The pileipellis is the uppermost layer of hyphae in the pileus of a fungal fruit body. It covers the trama, the fleshy tissue of the fruit body. The pileipellis is more or less synonymous with the cuticle, but the cuticle generally describes this layer as a macroscopic feature, while pileipellis refers to this structure as a microscopic layer. Pileipellis type is an important character in the identification of fungi. Pileipellis types include the cutis, trichoderm, epithelium, and hymeniderm types.

==Types==
===Cutis===
A cutis is a type of pileipellis characterized by hyphae that are repent, that is, that run parallel to the pileus surface. In an ixocutis, the hyphae are gelatinous.

===Trichoderm===
In a trichoderm, the outermost hyphae emerge roughly parallel, like hairs, perpendicular to the cap surface.
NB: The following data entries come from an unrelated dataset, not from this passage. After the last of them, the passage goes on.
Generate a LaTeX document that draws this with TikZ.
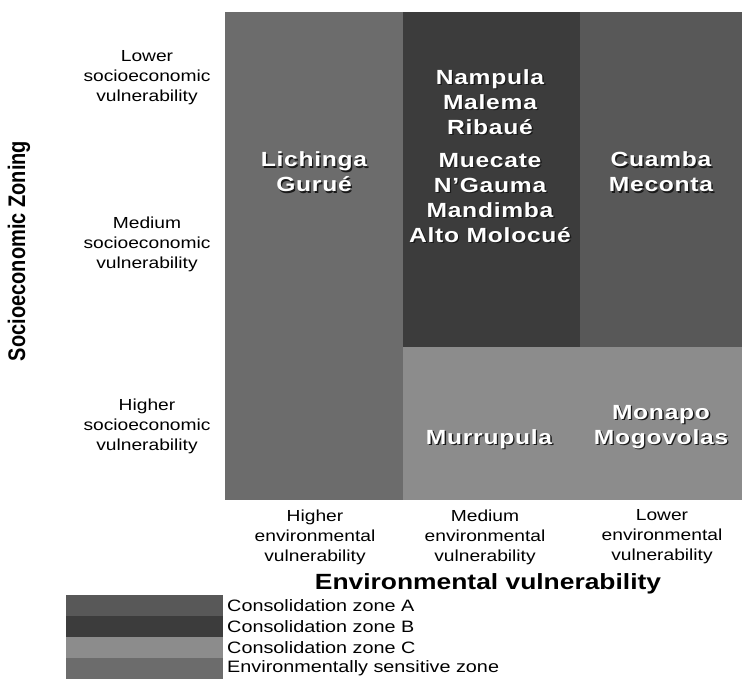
\documentclass[tikz,border=0pt]{standalone}
\usepackage{fontspec}
\setmainfont{Liberation Sans}
\definecolor{zoneA}{HTML}{585858}
\definecolor{zoneB}{HTML}{3C3C3C}
\definecolor{zoneC}{HTML}{8C8C8C}
\definecolor{zoneE}{HTML}{6C6C6C}
\definecolor{shade}{HTML}{1A1A1A}
\tikzset{
  wide/.style={xscale=1.2},
  city/.style={wide, inner sep=0pt, align=center, text=white,
    font=\fontsize{20.5}{25}\selectfont\bfseries\addfontfeature{LetterSpace=3}},
  cityshadow/.style={city, text=shade},
  axislabel/.style={wide, inner sep=0pt, align=center, text=black,
    font=\fontsize{16}{20}\selectfont},
  axistitle/.style={wide, inner sep=0pt, text=black,
    font=\fontsize{22}{26}\selectfont\bfseries},
  legendtext/.style={wide, inner sep=0pt, anchor=west, text=black,
    font=\fontsize{16.5}{19}\selectfont}
}
% white lettering with a dark drop shadow
\newcommand\placename[4]{%
  \node[cityshadow] (#1-shadow) at ([xshift=1.4pt,yshift=-1.4pt]#2,#3) {#4};
  \node[city] (#1) at (#2,#3) {#4};}
\begin{document}
\begin{tikzpicture}[x=1pt,y=-1pt]
\useasboundingbox (0,0) rectangle (742,680);
\fill[white] (0,0) rectangle (742,680);

% zoning matrix
\fill[zoneE] (225,12) rectangle (403,500);
\fill[zoneB] (403,12) rectangle (580,347);
\fill[zoneA] (580,12) rectangle (742,347);
\fill[zoneC] (403,347) rectangle (742,500);

% municipalities
\placename{lichinga}{314}{172}{Lichinga\\Guru\'e}
\placename{nampula}{490}{102}{Nampula\\Malema\\Ribau\'e}
\placename{muecate}{490}{198}{Muecate\\N'Gauma\\Mandimba\\Alto Molocu\'e}
\placename{cuamba}{661}{172}{Cuamba\\Meconta}
\placename{monapo}{661}{427}{Monapo\\Mogovolas}
\placename{murrupula}{489}{439}{Murrupula}

% socioeconomic axis
\node[axislabel] (socLow) at (147,77.5) {Lower\\socioeconomic\\vulnerability};
\node[axislabel] (socMed) at (147,244) {Medium\\socioeconomic\\vulnerability};
\node[axislabel] (socHigh) at (147,426) {Higher\\socioeconomic\\vulnerability};
\node[inner sep=0pt, rotate=90, font=\fontsize{20}{22}\selectfont\bfseries]
  (socTitle) at (19,251) {\scalebox{1}[1.2]{Socioeconomic Zoning}};

% environmental axis
\node[axislabel] (envHigh) at (315,537) {Higher\\environmental\\vulnerability};
\node[axislabel] (envMed) at (485,537) {Medium\\environmental\\vulnerability};
\node[axislabel] (envLow) at (662,537) {Lower\\environmental\\vulnerability};
\node[axistitle] (envTitle) at (488,584) {Environmental vulnerability};

% legend
\fill[zoneA] (66,595) rectangle (223,616);
\fill[zoneB] (66,616) rectangle (223,637);
\fill[zoneC] (66,637) rectangle (223,658);
\fill[zoneE] (66,658) rectangle (223,679);
\node[legendtext] (legA) at (227,605.5) {Consolidation zone A};
\node[legendtext] (legB) at (227,626.5) {Consolidation zone B};
\node[legendtext] (legC) at (227,647.5) {Consolidation zone C};
\node[legendtext] (legE) at (227,668.5) {Environmentally sensitive zone};
\end{tikzpicture}
\end{document}
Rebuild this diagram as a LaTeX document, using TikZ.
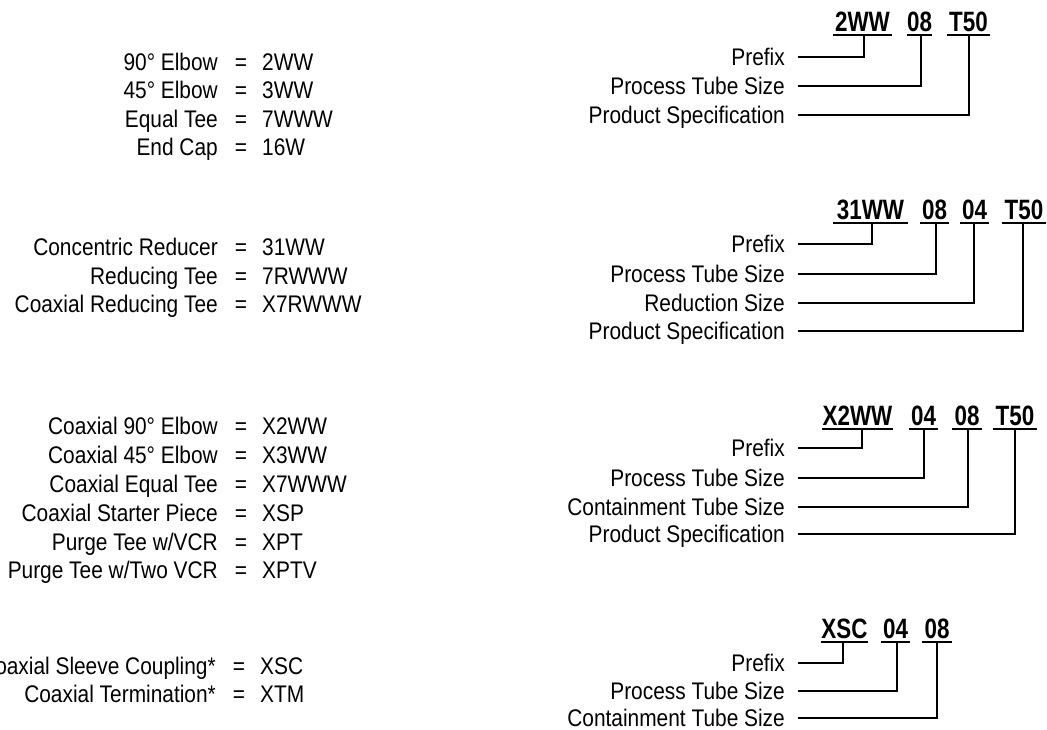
\documentclass[tikz,border=0pt]{standalone}
\usepackage{fontspec}
\setmainfont{Liberation Sans}[FakeStretch=0.87]
\newfontfamily\codefont{Liberation Sans}[FakeStretch=0.8]
% left-column row: name, right x of label, y, label, value
\newcommand\myeqrow[5]{%
  \node[lbl, anchor=east] (#1) at (#2,#3) {#4};
  \node[lbl] (#1e) at ({#2+23},#3) {=};
  \node[lbl, anchor=west] (#1v) at ({#2+44},#3) {#5};}
% bold code token: name, x1, x2, text   (uses \uy)
\newcommand\mytok[4]{%
  \node[code, minimum width={#3pt-#2pt}] (#1) at ({(#2+#3)/2},{\uy-4}) {#4};
  \draw[ul] ([yshift=-4pt]#1.base west) -- ([yshift=-4pt]#1.base east);}
% explained field: name, label, y, stem x   (uses \uy)
\newcommand\myconn[4]{%
  \node[lbl, anchor=east] (#1) at (785,#3) {#2};
  \coordinate (#1t) at (#4,\uy);
  \draw[ln] ([xshift=13pt]#1.east) -| (#1t);}
\begin{document}
\begin{tikzpicture}[x=1pt,y=-1pt,
  lbl/.style={font=\fontsize{24}{24}\selectfont, inner sep=0pt, text height=17pt, text depth=0pt},
  code/.style={font=\codefont\bfseries\fontsize{28}{28}\selectfont, inner sep=0pt, text height=20pt, text depth=0pt, anchor=base},
  ln/.style={line width=1.8pt, line join=miter},
  ul/.style={line width=2pt}]
\fill[white] (0,0) rectangle (1047,729);
\useasboundingbox (0,0) rectangle (1047,729);

% ---------- left column ----------
\myeqrow{a1}{218}{62}{90° Elbow}{2WW}
\myeqrow{a2}{218}{90}{45° Elbow}{3WW}
\myeqrow{a3}{218}{119}{Equal Tee}{7WWW}
\myeqrow{a4}{218}{147}{End Cap}{16W}

\myeqrow{b1}{218}{247}{Concentric Reducer}{31WW}
\myeqrow{b2}{218}{276}{Reducing Tee}{7RWWW}
\myeqrow{b3}{218}{304}{Coaxial Reducing Tee}{X7RWWW}

\myeqrow{c1}{218}{426}{Coaxial 90° Elbow}{X2WW}
\myeqrow{c2}{218}{455}{Coaxial 45° Elbow}{X3WW}
\myeqrow{c3}{218}{484}{Coaxial Equal Tee}{X7WWW}
\myeqrow{c4}{218}{513}{Coaxial Starter Piece}{XSP}
\myeqrow{c5}{218}{542}{Purge Tee w/VCR}{XPT}
\myeqrow{c6}{218}{570}{Purge Tee w/Two VCR}{XPTV}

\myeqrow{d1}{216}{666}{Coaxial Sleeve Coupling*}{XSC}
\myeqrow{d2}{216}{694}{Coaxial Termination*}{XTM}

% ---------- right column ----------
\def\uy{35}
\mytok{t11}{833}{892}{2WW}
\mytok{t12}{907}{932}{08}
\mytok{t13}{947}{990}{T50}
\myconn{p11}{Prefix}{57}{864}
\myconn{p12}{Process Tube Size}{86}{921}
\myconn{p13}{Product Specification}{115}{969}

\def\uy{223}
\mytok{t21}{833}{908}{31WW}
\mytok{t22}{920}{949}{08}
\mytok{t23}{960}{989}{04}
\mytok{t24}{1002}{1046}{T50}
\myconn{p21}{Prefix}{244}{872}
\myconn{p22}{Process Tube Size}{274}{936}
\myconn{p23}{Reduction Size}{303}{974}
\myconn{p24}{Product Specification}{331}{1023}

\def\uy{429}
\mytok{t31}{822}{893}{X2WW}
\mytok{t32}{909}{938}{04}
\mytok{t33}{952}{982}{08}
\mytok{t34}{993}{1037}{T50}
\myconn{p31}{Prefix}{448}{862}
\myconn{p32}{Process Tube Size}{478}{924}
\myconn{p33}{Containment Tube Size}{507}{968}
\myconn{p34}{Product Specification}{534}{1015}

\def\uy{642}
\mytok{t41}{823}{866}{XSC}
\mytok{t42}{881}{910}{04}
\mytok{t43}{922}{952}{08}
\myconn{p41}{Prefix}{663}{843}
\myconn{p42}{Process Tube Size}{691}{897}
\myconn{p43}{Containment Tube Size}{718}{937}
\end{tikzpicture}
\end{document}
The prefix "tricho-" comes from a Greek word for "hair". In an ixotrichodermium, the outermost hyphae are gelatinous.

===Epithelium===
An epithelium is a pileipellis consisting of rounded cells in multiple layers, often connected in chains, and sometimes breaking off.

===Hymeniderm===
Also called hymeniform, or palisade at times. When viewed from above, a hymeniderm or "cellular cuticle" appears to be paved with roughly circular polygonal elements (similar to the fertile cells of the actual hymenium on the gills). The elements may be globular cells or may be the tips of hyphae extending deeper into the surface.